Transactions costs – if they were completely eliminated, we would have pure Coasian bargaining – no searching, just pure interaction. This sounds rather utopian, but it isn’t unrealistic to think we could get closer to what is called the “true demand curve”. Technological advances have reduced transaction costs significantly.


The way I view it, markets need to equilibrate in order for political and economic satisfaction to be ‘maximized’ in a world of scarce resources. But transaction costs are present in nearly every market. The model I sketched out above shows where a market is supposed to equilibrate (A).

The bright red line – sometimes called the “true demand curve” – shows that the existence of transaction costs reduces the overall amount of action [demand, quantity supply, bargaining, etc.] And anyway, it’s more apt to say the first (logically first) demand curve is the “true demand” in a world where transaction costs do not exist.
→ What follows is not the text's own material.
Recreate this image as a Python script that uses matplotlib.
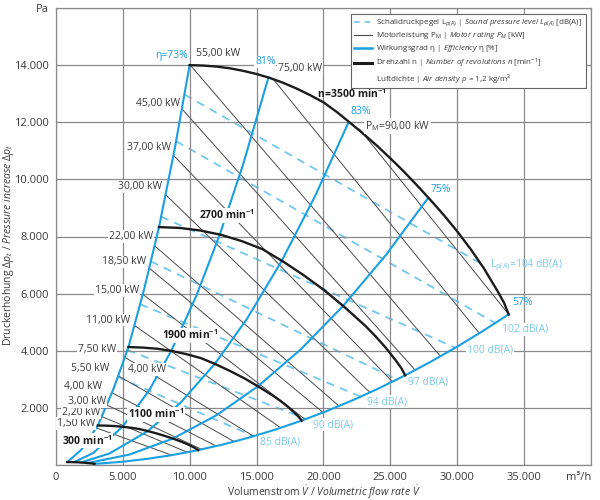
import matplotlib
matplotlib.use('Agg')
import matplotlib.pyplot as plt
from matplotlib.lines import Line2D

plt.rcParams['font.family'] = ['Open Sans', 'DejaVu Sans']
plt.rcParams['mathtext.fontset'] = 'custom'
plt.rcParams['mathtext.rm'] = 'Open Sans'
plt.rcParams['mathtext.it'] = 'Open Sans:italic'
plt.rcParams['mathtext.bf'] = 'Open Sans:bold'

# ---- data (V in m3/h, p in Pa) ----
# fan curves (Drehzahl)
speeds = ['300', '1100', '1900', '2700', '3500']
v_300 = [857, 1200, 1540, 1890, 2230, 2570, 2740, 2900]
p_300 = [103, 101, 97, 88, 76, 60, 51, 39]
v_1100 = [3143, 3771, 4400, 5029, 5657, 6286, 6914, 7543, 8171, 8800, 9429, 9743, 10057, 10371, 10529, 10639]
p_1100 = [1383, 1378, 1363, 1338, 1302, 1254, 1183, 1104, 1015, 917, 808, 747, 680, 603, 561, 521]
v_1900 = [5430, 6510, 7600, 8690, 9770, 10860, 11940, 13030, 14110, 15200, 16290, 16830, 17370, 17910, 18190, 18380]
p_1900 = [4130, 4110, 4070, 3990, 3880, 3740, 3530, 3290, 3030, 2730, 2410, 2230, 2030, 1800, 1670, 1550]
v_2700 = [7710, 9260, 10800, 12340, 13890, 15430, 16970, 18510, 20060, 21600, 23140, 23910, 24690, 25460, 25840, 26110]
p_2700 = [8330, 8300, 8210, 8060, 7840, 7560, 7130, 6650, 6120, 5520, 4870, 4500, 4090, 3630, 3380, 3140]
v_3500 = [10000, 11000, 12000, 13000, 14000, 15000, 16000, 17000, 18000, 19000, 20000, 21000, 22000,
          23000, 24000, 25000, 26000, 27000, 28000, 29000, 30000, 31000, 32000, 33000, 33500, 33850]
p_3500 = [14000, 13985, 13950, 13890, 13800, 13690, 13550, 13380, 13180, 12950, 12700, 12360, 11980,
          11590, 11180, 10740, 10280, 9790, 9280, 8750, 8180, 7560, 6880, 6100, 5680, 5270]

# efficiency lines (Wirkungsgrad)
v_eta73 = [857, 1900, 3143, 4300, 5429, 6600, 7714, 8900, 10000]
p_eta73 = [103, 530, 1383, 2650, 4126, 6150, 8331, 11100, 14000]
v_eta81 = [1363, 2800, 4997, 7000, 8632, 10500, 12265, 14000, 15900]
p_eta81 = [100, 421, 1342, 2631, 4002, 5920, 8080, 10525, 13580]
v_eta83 = [1875, 4000, 6877, 9300, 11878, 14300, 16878, 19400, 21880]
p_eta83 = [88, 401, 1186, 2168, 3537, 5126, 7141, 9435, 12000]
v_eta75 = [2384, 5500, 8742, 12000, 15100, 18300, 21457, 24700, 27815]
p_eta75 = [69, 365, 923, 1739, 2753, 4045, 5560, 7368, 9344]
v_eta57 = [2901, 4900, 6800, 8700, 10637, 12600, 14500, 16400, 18373, 20300, 22300, 24200, 26110, 28000, 30000, 31900, 33845]
p_eta57 = [39, 110, 213, 348, 521, 731, 968, 1238, 1554, 1897, 2290, 2696, 3139, 3609, 4144, 4685, 5274]

# motor rating lines (kW): start and end points
power_labels = ['1,50', '2,20', '3,00', '4,00', '5,50', '7,50', '11,00', '15,00', '18,50',
                '22,00', '30,00', '37,00', '45,00', '55,00', '75,00', '90,00']
pw_v0 = [3020, 3430, 3800, 4190, 4660, 5160, 5870, 6500, 6980, 7380, 8200, 8790, 9420, 10050, 16300, 22700]
pw_p0 = [1300, 1697, 2102, 2529, 3121, 3774, 4888, 5977, 6894, 7677, 9466, 10843, 12471, 14000, 13480, 11760]
pw_v1 = [8654, 9835, 10900, 11990, 13330, 14780, 16810, 18630, 19975, 21170, 23480, 25160, 26860, 28750, 31650, 33845]
pw_p1 = [345, 445, 547, 662, 818, 1006, 1301, 1598, 1837, 2063, 2538, 2914, 3322, 3806, 4612, 5274]

# sound pressure level lines (dB(A)): start and end points
sound_levels = ['85', '90', '94', '97', '100', '102', '104']
sd_v0 = [4630, 5350, 6300, 7100, 7870, 8990, 9610]
sd_p0 = [3081, 4023, 5631, 7129, 8695, 11337, 12972]
sd_v1 = [14770, 18700, 22800, 25500, 29860, 32850, 31730]
sd_p1 = [1010, 1612, 2393, 2994, 4105, 4968, 7064]

x_ticks = [0, 5000, 10000, 15000, 20000, 25000, 30000, 35000, 40000]
x_ticklabels = ['0', '5.000', '10.000', '15.000', '20.000', '25.000', '30.000', '35.000', 'm³/h']
y_ticks = [0, 2000, 4000, 6000, 8000, 10000, 12000, 14000, 16000]
y_ticklabels = ['', '2.000', '4.000', '6.000', '8.000', '10.000', '12.000', '14.000', 'Pa']

BLUE = '#1a9fe3'
LBLUE = '#72c7ef'
DBL = '#7ccbef'
GREY = '#4a4a4a'
TXT = '#3a3a3a'

fig = plt.figure(figsize=(6, 5), dpi=100)
ax = fig.add_axes([0.093, 0.07, 0.892, 0.914])
ax.set_xlim(0, 40000)
ax.set_ylim(0, 16000)
ax.set_xticks(x_ticks)
ax.set_xticklabels(x_ticklabels)
ax.set_yticks(y_ticks)
ax.set_yticklabels(y_ticklabels)
ax.tick_params(length=0, labelsize=8, labelcolor=TXT, pad=5)
ax.get_xticklabels()[-1].set_horizontalalignment('right')
ax.grid(True, color='#8a8a8a', lw=0.9, zorder=0)
for s in ax.spines.values():
    s.set_color('#8a8a8a')
    s.set_linewidth(0.9)

# sound lines
for i in range(len(sound_levels)):
    ax.plot([sd_v0[i], sd_v1[i]], [sd_p0[i], sd_p1[i]], color=LBLUE, lw=1.3,
            dashes=(4.5, 3.5), zorder=1)

# motor rating lines
for i in range(len(power_labels)):
    ax.plot([pw_v0[i], pw_v1[i]], [pw_p0[i], pw_p1[i]], color=GREY, lw=0.7, zorder=2)

# efficiency lines
for v, p in [(v_eta73, p_eta73), (v_eta81, p_eta81), (v_eta83, p_eta83),
             (v_eta75, p_eta75), (v_eta57, p_eta57)]:
    ax.plot(v, p, color=BLUE, lw=1.5, zorder=3, solid_capstyle='round')

# fan curves
for v, p in [(v_300, p_300), (v_1100, p_1100), (v_1900, p_1900),
             (v_2700, p_2700), (v_3500, p_3500)]:
    ax.plot(v, p, color='#1c1c1c', lw=1.7, zorder=4)

wb = dict(fc='white', ec='none', pad=0.6)

# kW labels on the left of the 73% line
kw_pos = [(2930, 1450), (3305, 1835), (3755, 2230), (3430, 2760), (3980, 3380),
          (4500, 4045), (5600, 5075), (6245, 6115), (6745, 7110), (7290, 8010),
          (7965, 9755), (8595, 11123), (9290, 12667)]
for lab, (x, y) in zip(power_labels[:13], kw_pos):
    ax.text(x, y, lab + ' kW', ha='right', va='center', fontsize=7.5, color=TXT,
            bbox=wb, zorder=5)
ax.text(10490, 14400, '55,00 kW', ha='left', va='center', fontsize=7.5, color=TXT, zorder=5)
ax.text(16620, 13870, '75,00 kW', ha='left', va='center', fontsize=7.5, color=TXT, bbox=wb, zorder=5)
ax.text(23130, 11870, r'P$_\mathrm{M}$=90,00 kW', ha='left', va='center', fontsize=7.5,
        color=TXT, bbox=wb, zorder=5)
ax.text(5400, 3340, '4,00 kW', ha='left', va='center', fontsize=7.5, color=TXT, bbox=wb, zorder=5)

# efficiency labels
ax.text(9900, 14326, 'η=73%', ha='right', va='center', fontsize=7.5, color=BLUE, zorder=5)
ax.text(14900, 14115, '81%', ha='left', va='center', fontsize=7.5, color=BLUE, bbox=wb, zorder=5)
ax.text(22000, 12390, '83%', ha='left', va='center', fontsize=7.5, color=BLUE, zorder=5)
ax.text(27990, 9660, '75%', ha='left', va='center', fontsize=7.5, color=BLUE, zorder=5)
ax.text(34120, 5690, '57%', ha='left', va='center', fontsize=7.5, color=BLUE, zorder=5)

# speed labels
sp_pos = [(460, 850), (5400, 1765), (7950, 4540), (10710, 8740)]
for lab, (x, y) in zip(speeds[:4], sp_pos):
    ax.text(x, y, r'$\mathbf{' + lab + r'\ min^{-1}}$', ha='left', va='center',
            fontsize=7.5, color='#1c1c1c', bbox=wb, zorder=5)
ax.text(19540, 13000, r'$\mathbf{n\!=\!3500\ min^{-1}}$', ha='left', va='center',
        fontsize=7.5, color='#1c1c1c', zorder=5)

# sound labels
db_pos = [(15270, 820), (19240, 1415), (23280, 2220), (26340, 2920),
          (30750, 4010), (33370, 4750)]
for lab, (x, y) in zip(sound_levels[:6], db_pos):
    ax.text(x, y, lab + ' dB(A)', ha='left', va='center', fontsize=7.5, color=DBL,
            bbox=wb, zorder=5)
ax.text(32480, 6990, r'L$_{\mathrm{p(A)}}$=104 dB(A)', ha='left', va='center',
        fontsize=7.5, color=DBL, zorder=5)

fig.text(8.5 / 600, 0.51,
         r'Druckerhöhung $\Delta p_t$ / $\mathit{Pressure\ increase}$ $\Delta p_t$',
         rotation=90, ha='center', va='center', fontsize=7.5, color=TXT)
ax.set_xlabel(r'Volumenstrom $\dot{V}$ / $\mathit{Volumetric\ flow\ rate}$ $\dot{V}$',
              fontsize=7.5, color=TXT, labelpad=1)

handles = [Line2D([], [], color=LBLUE, lw=1.3, dashes=(3, 3)),
           Line2D([], [], color=GREY, lw=0.8),
           Line2D([], [], color=BLUE, lw=1.8),
           Line2D([], [], color='#1c1c1c', lw=2.2),
           Line2D([], [], color='none')]
labels = [r'Schalldruckpegel L$_{\mathrm{p(A)}}$ | $\mathit{Sound\ pressure\ level\ L_{p(A)}}$ [dB(A)]',
          r'Motorleistung P$_\mathrm{M}$ | $\mathit{Motor\ rating\ P_M}$ [kW]',
          r'Wirkungsgrad η | $\mathit{Efficiency}$ η [%]',
          r'Drehzahl n | $\mathit{Number\ of\ revolutions\ n}$ [min$^{-1}$]',
          r'Luftdichte | $\mathit{Air\ density}\ \rho$ = 1,2 kg/m³']
leg = ax.legend(handles, labels, loc='upper right', bbox_to_anchor=(0.998, 0.996),
                fontsize=5.8, frameon=True, fancybox=False, edgecolor='#666666',
                framealpha=1, handlelength=2.2, handleheight=0.5, handletextpad=0.5,
                borderpad=0.45, labelspacing=0.25)
leg.get_frame().set_linewidth(0.8)
leg.set_zorder(6)
for t in leg.get_texts():
    t.set_color(TXT)

fig.savefig('out.png', dpi=100)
But because the cost of, say, greater government accountability is so high, we settle for the lower quantity of government accountability. Because underdeveloped countries face higher transaction costs with everything, they are underrepresented in intergovernmental bodies. Because the cost of action [bargaining, suing, exchanging] against tortfeasors and rights violators is so high, the appropriate level of “justice” does not occur either. These transaction costs apply to nearly every market, and this hampers political and economic satisfaction overall.

At any rate, this view of mine that technology can reduce transaction costs significantly enough to bring about more direct and more deliberate democracy is maybe another stupid idealism. Call it futuristic agorism if you like. But who knows, maybe that’s what Ronald Coase had in mind despite his ‘utilitarianism of rights’ (Nozick’s phrase.)